| Exercise task |
Your task is to repeat the lines from the line with "Rebuild this chart" to the line with "fig.patch.set_facecolor('white')", both ends included, and nothing else. Pictures stay out of the copy.

Figure scripts:
+--

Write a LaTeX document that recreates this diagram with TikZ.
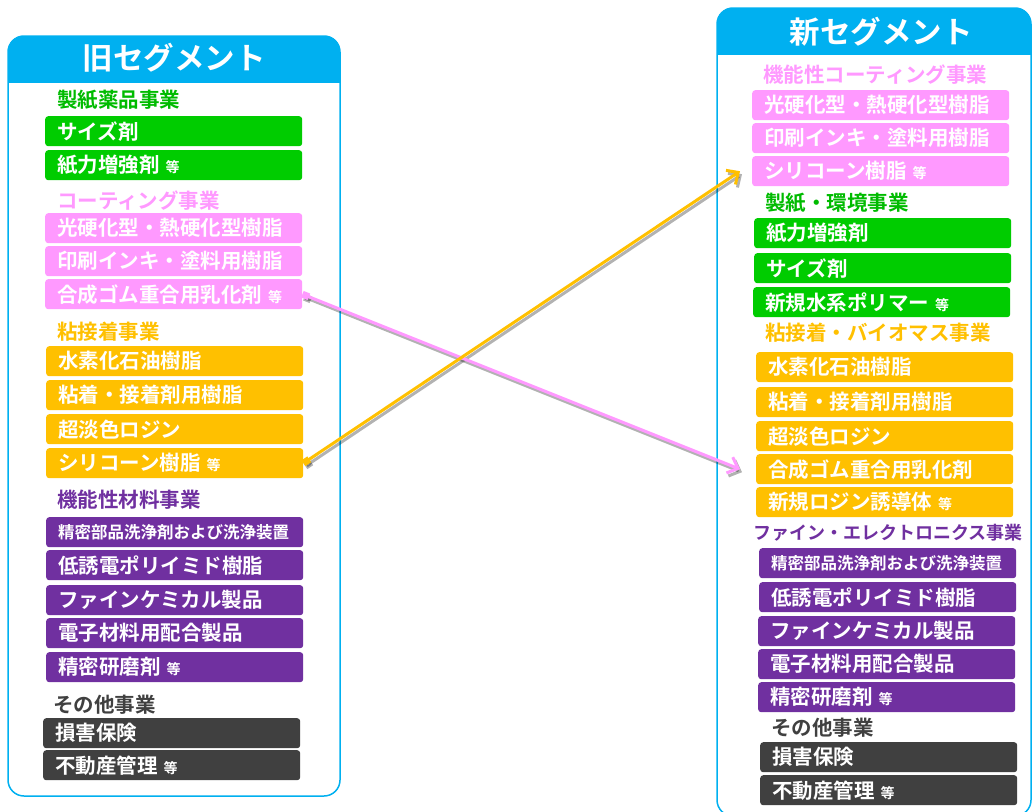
\documentclass[tikz,border=0pt]{standalone}
\usepackage{fontspec}
\setmainfont{Noto Sans CJK JP}[BoldFont={Noto Sans CJK JP Bold}]
\usetikzlibrary{arrows.meta, positioning}

\definecolor{segcyan}{HTML}{00B0F0}
\definecolor{bizgreen}{HTML}{00CC00}
\definecolor{bizgreentext}{HTML}{00BB00}
\definecolor{bizpink}{HTML}{FF99FF}
\definecolor{bizorange}{HTML}{FFC000}
\definecolor{bizpurple}{HTML}{7030A0}
\definecolor{bizgray}{HTML}{404040}

\newcommand{\tou}{\hspace{6pt}{\fontsize{14}{14}\selectfont 等}}

\begin{document}
\begin{tikzpicture}[x=1pt, y=-1pt,
      panel/.style={draw=segcyan, line width=1.5pt, fill=white, rounded corners=16pt},
      title/.style={text=white, inner sep=0pt, font=\fontsize{30.5}{30.5}\selectfont\bfseries},
      bizlabel/.style={anchor=west, inner sep=0pt, font=\fontsize{20.5}{20.5}\selectfont\bfseries},
      item/.style={anchor=north west, rounded corners=3pt, minimum height=30pt, inner xsep=12pt, inner ysep=0pt,
        text width=233pt, align=left, text=white, font=\fontsize{20.5}{20.5}\selectfont\bfseries},
      smallitem/.style={font=\fontsize{16.5}{16.5}\selectfont\bfseries},
      greenitem/.style={item, fill=bizgreen},
      pinkitem/.style={item, fill=bizpink},
      orangeitem/.style={item, fill=bizorange},
      purpleitem/.style={item, fill=bizpurple},
      grayitem/.style={item, fill=bizgray},
      move/.style={line width=3pt, {Square[length=7pt,width=7pt]}-{Straight Barb[length=9pt,width=17pt]}},
      moveshadow/.style={move, draw=black, opacity=0.3}
    ]

    \useasboundingbox (0,0) rectangle (1033,811);

    % Draw segment panels
    \draw[panel] (8,36) rectangle (340,796);
    \begin{scope}
      \clip[rounded corners=16pt] (8,36) rectangle (340,796);
      \fill[segcyan] (8,36) rectangle (340,83);
    \end{scope}
    \node[title] (oldTitle) at (174,58) {旧セグメント};

    \draw[panel] (717,8) rectangle (1031,816);
    \begin{scope}
      \clip[rounded corners=16pt] (717,8) rectangle (1031,816);
      \fill[segcyan] (717,8) rectangle (1031,55);
    \end{scope}
    \node[title] (newTitle) at (881,32) {新セグメント};

    % Old segment
    \node[bizlabel, text=bizgreentext] (oPaper) at (57,100) {製紙薬品事業};
    \node[greenitem] (oSize) at (45,116) {サイズ剤};
    \node[greenitem] (oStrength) at (45,150) {紙力増強剤\tou};

    \node[bizlabel, text=bizpink] (oCoat) at (57,201) {コーティング事業};
    \node[pinkitem] (oCure) at (45,213) {光硬化型・熱硬化型樹脂};
    \node[pinkitem] (oInk) at (45,246) {印刷インキ・塗料用樹脂};
    \node[pinkitem] (oRubber) at (45,279) {合成ゴム重合用乳化剤\tou};

    \node[bizlabel, text=bizorange] (oAdh) at (57,332) {粘接着事業};
    \node[orangeitem] (oHydro) at (46,346) {水素化石油樹脂};
    \node[orangeitem] (oTack) at (46,380) {粘着・接着剤用樹脂};
    \node[orangeitem] (oRosin) at (46,414) {超淡色ロジン};
    \node[orangeitem] (oSilicone) at (46,448) {シリコーン樹脂\tou};

    \node[bizlabel, text=bizpurple] (oFunc) at (57,500) {機能性材料事業};
    \node[purpleitem, smallitem] (oClean) at (46,517) {精密部品洗浄剤および洗浄装置};
    \node[purpleitem] (oPoly) at (46,550) {低誘電ポリイミド樹脂};
    \node[purpleitem] (oFine) at (46,585) {ファインケミカル製品};
    \node[purpleitem] (oElec) at (46,618) {電子材料用配合製品};
    \node[purpleitem] (oPolish) at (46,652) {精密研磨剤\tou};

    \node[bizlabel, text=bizgray] (oOther) at (53,705) {その他事業};
    \node[grayitem] (oIns) at (43,718) {損害保険};
    \node[grayitem] (oEstate) at (43,750) {不動産管理\tou};

    % New segment
    \node[bizlabel, text=bizpink] (nCoat) at (763,75) {機能性コーティング事業};
    \node[pinkitem] (nCure) at (752,90) {光硬化型・熱硬化型樹脂};
    \node[pinkitem] (nInk) at (752,123) {印刷インキ・塗料用樹脂};
    \node[pinkitem] (nSilicone) at (752,156) {シリコーン樹脂\tou};

    \node[bizlabel, text=bizgreentext] (nPaper) at (765,203) {製紙・環境事業};
    \node[greenitem] (nStrength) at (754,218) {紙力増強剤};
    \node[greenitem] (nSize) at (754,253) {サイズ剤};
    \node[greenitem] (nWater) at (753,287) {新規水系ポリマー\tou};

    \node[bizlabel, text=bizorange] (nAdh) at (765,333) {粘接着・バイオマス事業};
    \node[orangeitem] (nHydro) at (756,352) {水素化石油樹脂};
    \node[orangeitem] (nTack) at (756,387) {粘着・接着剤用樹脂};
    \node[orangeitem] (nRosin) at (756,421) {超淡色ロジン};
    \node[orangeitem] (nRubber) at (756,454) {合成ゴム重合用乳化剤};
    \node[orangeitem] (nDeriv) at (756,487) {新規ロジン誘導体\tou};

    \node[bizlabel, text=bizpurple, font=\fontsize{18}{18}\selectfont\bfseries] (nElecBiz) at (753,533) {ファイン・エレクトロニクス事業};
    \node[purpleitem, smallitem] (nClean) at (759,548) {精密部品洗浄剤および洗浄装置};
    \node[purpleitem] (nPoly) at (759,582) {低誘電ポリイミド樹脂};
    \node[purpleitem] (nFine) at (758,616) {ファインケミカル製品};
    \node[purpleitem] (nElec) at (758,649) {電子材料用配合製品};
    \node[purpleitem] (nPolish) at (758,682) {精密研磨剤\tou};

    \node[bizlabel, text=bizgray] (nOther) at (771,728) {その他事業};
    \node[grayitem] (nIns) at (760,742) {損害保険};
    \node[grayitem] (nEstate) at (760,775) {不動産管理\tou};

    % Draw moves between segments
    \begin{scope}[transform canvas={shift={(2pt,-3pt)}}]
      \draw[moveshadow] (oRubber.east) -- ([xshift=-16pt]nRubber.west);
      \draw[moveshadow] (oSilicone.east) -- ([xshift=-12pt]nSilicone.west);
    \end{scope}
    \draw[move, draw=bizpink] (oRubber.east) -- ([xshift=-16pt]nRubber.west);
    \draw[move, draw=bizorange] (oSilicone.east) -- ([xshift=-12pt]nSilicone.west);

  \end{tikzpicture}
\end{document}
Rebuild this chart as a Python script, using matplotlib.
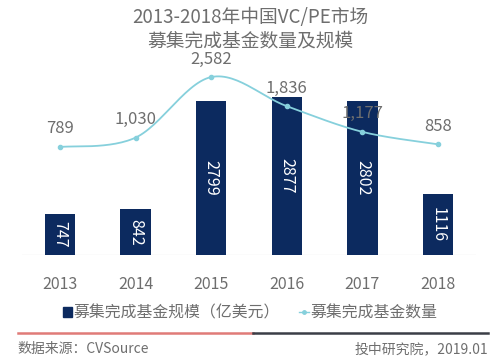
import numpy as np
import matplotlib
matplotlib.use("Agg")
import matplotlib.pyplot as plt
from matplotlib.patches import Rectangle
from matplotlib.lines import Line2D

plt.rcParams['font.family'] = ['Noto Sans CJK SC', 'DejaVu Sans']

years = ['2013', '2014', '2015', '2016', '2017', '2018']
fund_size = [747, 842, 2799, 2877, 2802, 1116]      # 募集完成基金规模（亿美元）
fund_count = [789, 1030, 2582, 1836, 1177, 858]     # 募集完成基金数量

title = '2013-2018年中国VC/PE市场\n募集完成基金数量及规模'
legend_labels = ['募集完成基金规模（亿美元）', '募集完成基金数量']
source_text = '数据来源：CVSource'
credit_text = '投中研究院，2019.01'

BAR = '#0c2a5f'
LINE = '#86d0dc'
GRAY = '#6e6e6e'

W, H = 500, 363
fig = plt.figure(figsize=(W / 100, H / 100), dpi=100)
fig.patch.set_facecolor('white')

def fx(px):
    return px / W

def fy(py):
    return 1 - py / H

left_px, right_px = 22.2, 22.2 + 453.6
top_px, bot_px = 60, 255
ax = fig.add_axes([fx(left_px), fy(bot_px), (right_px - left_px) / W, (bot_px - top_px) / H])
x = np.arange(len(years))
ax.set_xlim(-0.5, len(years) - 0.5)
ax.set_ylim(0, (bot_px - top_px) / 0.0549)
bars = ax.bar(x, fund_size, width=0.4, color=BAR, zorder=2)
for xi, v in zip(x, fund_size):
    ax.text(xi, v / 2, str(v), rotation=270, ha='center', va='center',
            color='white', fontsize=11.5, zorder=3)
ax.axhline(0, color='#ececec', lw=1, zorder=1)
ax.set_xticks(x)
ax.set_xticklabels(years, fontsize=11.5, color=GRAY)
ax.tick_params(axis='x', length=0, pad=15)
ax.set_yticks([])
for s in ax.spines.values():
    s.set_visible(False)

ax2 = ax.twinx()
scale = 0.039
zero_px = 147 + 789 * scale
ax2.set_ylim(-(bot_px - zero_px) / scale, (zero_px - top_px) / scale)
ax2.set_yticks([])
for s in ax2.spines.values():
    s.set_visible(False)

# smooth (Catmull-Rom) rendering through the data points
pts = np.column_stack([x, fund_count]).astype(float)
cx, cy = [], []
n = len(pts)
for i in range(n - 1):
    p0 = pts[max(i - 1, 0)]
    p1 = pts[i]
    p2 = pts[i + 1]
    p3 = pts[min(i + 2, n - 1)]
    t = np.linspace(0, 1, 30)[:, None]
    seg = 0.5 * ((2 * p1) + (-p0 + p2) * t + (2 * p0 - 5 * p1 + 4 * p2 - p3) * t ** 2
                 + (-p0 + 3 * p1 - 3 * p2 + p3) * t ** 3)
    cx.extend(seg[:, 0]); cy.extend(seg[:, 1])
ax2.plot(cx, cy, color=LINE, lw=1.3, zorder=4)
ax2.plot(x, fund_count, 'o', color=LINE, ms=3, zorder=5)
for xi, v in zip(x, fund_count):
    ax2.annotate(f'{v:,}', (xi, v), xytext=(0, 13), textcoords='offset points',
                 ha='center', va='center', fontsize=12, color=GRAY, zorder=6)

fig.text(0.5, fy(29), title, ha='center', va='center', fontsize=13.5,
         color=GRAY, linespacing=1.15)

handles = [Rectangle((0, 0), 1, 1, color=BAR),
           Line2D([0], [0], color=LINE, marker='o', ms=2.5, lw=1)]
fig.legend(handles, legend_labels, loc='center', bbox_to_anchor=(0.5, fy(313)),
           ncol=2, frameon=False, fontsize=11.4, labelcolor=GRAY,
           handlelength=0.6, handleheight=0.6, handletextpad=0.1, columnspacing=1.2)

fig.add_artist(Line2D([fx(18), fx(253)], [fy(333), fy(333)], color='#e07b78', lw=1.8))
fig.add_artist(Line2D([fx(253), fx(488)], [fy(333), fy(333)], color='#3b3e46', lw=1.8))
fig.text(fx(17), fy(349), source_text, ha='left', va='center', fontsize=10, color=GRAY)
fig.text(fx(488), fy(349), credit_text, ha='right', va='center', fontsize=10, color=GRAY)

fig.savefig('out.png', dpi=100)
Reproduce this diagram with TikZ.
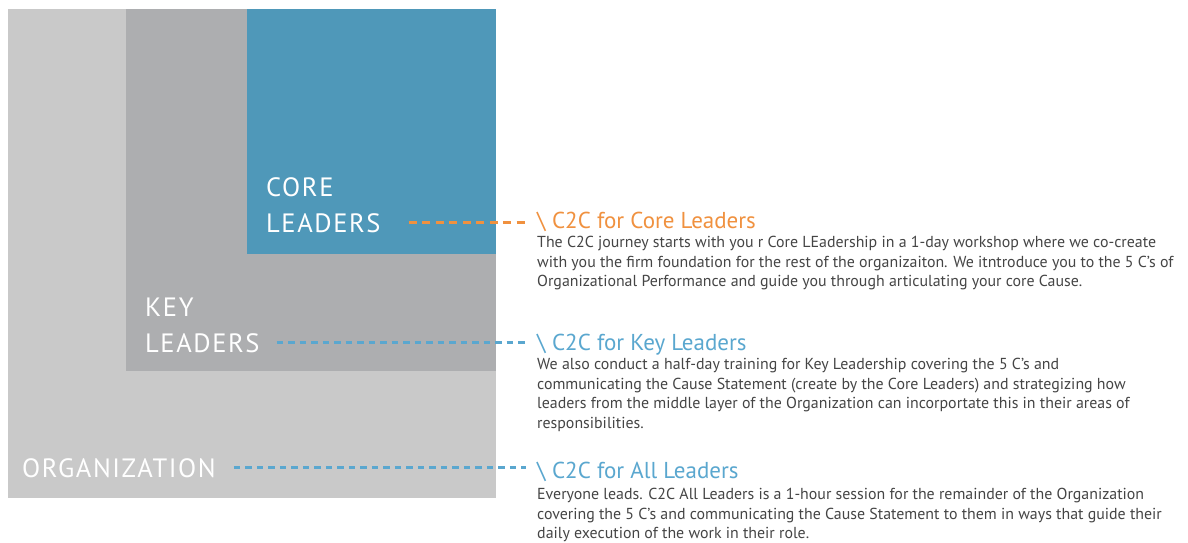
\documentclass[tikz,border=0pt]{standalone}
\usepackage{fontspec}
\setmainfont{PT Sans}
\newfontfamily\tierfont[LetterSpace=6]{PT Sans}
\usetikzlibrary{positioning}
\definecolor{orgGray}{HTML}{C9C9C9}
\definecolor{keyGray}{HTML}{ADAEB0}
\definecolor{coreBlue}{HTML}{4F98B9}
\definecolor{accentOrange}{HTML}{F0913F}
\definecolor{accentBlue}{HTML}{5AA7CF}
\definecolor{bodyGray}{HTML}{454545}

\tikzset{
  tier/.style={anchor=base west, inner sep=0pt, text=white,
    font=\tierfont\fontsize{26.5}{36}\selectfont},
  heading/.style={anchor=base west, inner sep=0pt,
    font=\fontsize{23}{26}\selectfont},
  bodytext/.style={anchor=north west, inner sep=0pt, align=left, text=bodyGray,
    font=\fontsize{15.9}{19.7}\selectfont},
  leader/.style={dashed, line width=2.5pt, dash pattern=on 6.5pt off 5pt}
}

\begin{document}
\begin{tikzpicture}[x=1pt, y=-1pt]
  \useasboundingbox[fill=white] (0,0) rectangle (1188,542);
  % nested layers
  \fill[orgGray] (8,9) rectangle (496,498);
  \fill[keyGray] (126,9) rectangle (496,371);
  \fill[coreBlue] (247,9) rectangle (496,254);

  % layer names
  \node[tier] (coreTop) at (266,196) {CORE};
  \node[tier] (coreLbl) at (266,232) {LEADERS};
  \node[tier] (keyTop) at (145,316) {KEY};
  \node[tier] (keyLbl) at (145,352) {LEADERS};
  \node[tier] (orgLbl) at (22,477) {ORGANIZATION};

  % programme headings
  \node[heading, text=accentOrange] (coreHead) at (537,228) {\textbackslash{} C2C for Core Leaders};
  \node[heading, text=accentBlue] (keyHead) at (537,350) {\textbackslash{} C2C for Key Leaders};
  \node[heading, text=accentBlue] (allHead) at (537,478) {\textbackslash{} C2C for All Leaders};

  % descriptions
  \node[bodytext] (coreBody) at (537,236) {The C2C journey starts with you r Core LEadership in a 1-day workshop where we co-create\\
    with you the firm foundation for the rest of the organizaiton. We itntroduce you to the 5 C's of\\
    Organizational Performance and guide you through articulating your core Cause.};
  \node[bodytext] (keyBody) at (537,358) {We also conduct a half-day training for Key Leadership covering the 5 C's and\\
    communicating the Cause Statement (create by the Core Leaders) and strategizing how\\
    leaders from the middle layer of the Organization can incorportate this in their areas of\\
    responsibilities.};
  \node[bodytext] (allBody) at (537,488) {Everyone leads. C2C All Leaders is a 1-hour session for the remainder of the Organization\\
    covering the 5 C's and communicating the Cause Statement to them in ways that guide their\\
    daily execution of the work in their role.};

  % dashed leaders
  \draw[leader, accentOrange, line width=3pt, dash pattern=on 8pt off 5.5pt,
    shorten <=28pt, shorten >=9pt] (coreLbl.east) -- (coreLbl.east -| coreHead.west);
  \draw[leader, accentBlue, shorten <=17pt, shorten >=11pt] (keyLbl.east) -- (keyLbl.east -| keyHead.west);
  \draw[leader, accentBlue, shorten <=18pt, shorten >=11pt] (orgLbl.east) -- (orgLbl.east -| allHead.west);
\end{tikzpicture}
\end{document}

+--

| The result |
Rebuild this chart as a Python script, using matplotlib.
import numpy as np
import matplotlib
matplotlib.use("Agg")
import matplotlib.pyplot as plt
from matplotlib.patches import Rectangle
from matplotlib.lines import Line2D

plt.rcParams['font.family'] = ['Noto Sans CJK SC', 'DejaVu Sans']

years = ['2013', '2014', '2015', '2016', '2017', '2018']
fund_size = [747, 842, 2799, 2877, 2802, 1116]      # 募集完成基金规模（亿美元）
fund_count = [789, 1030, 2582, 1836, 1177, 858]     # 募集完成基金数量

title = '2013-2018年中国VC/PE市场\n募集完成基金数量及规模'
legend_labels = ['募集完成基金规模（亿美元）', '募集完成基金数量']
source_text = '数据来源：CVSource'
credit_text = '投中研究院，2019.01'

BAR = '#0c2a5f'
LINE = '#86d0dc'
GRAY = '#6e6e6e'

W, H = 500, 363
fig = plt.figure(figsize=(W / 100, H / 100), dpi=100)
fig.patch.set_facecolor('white')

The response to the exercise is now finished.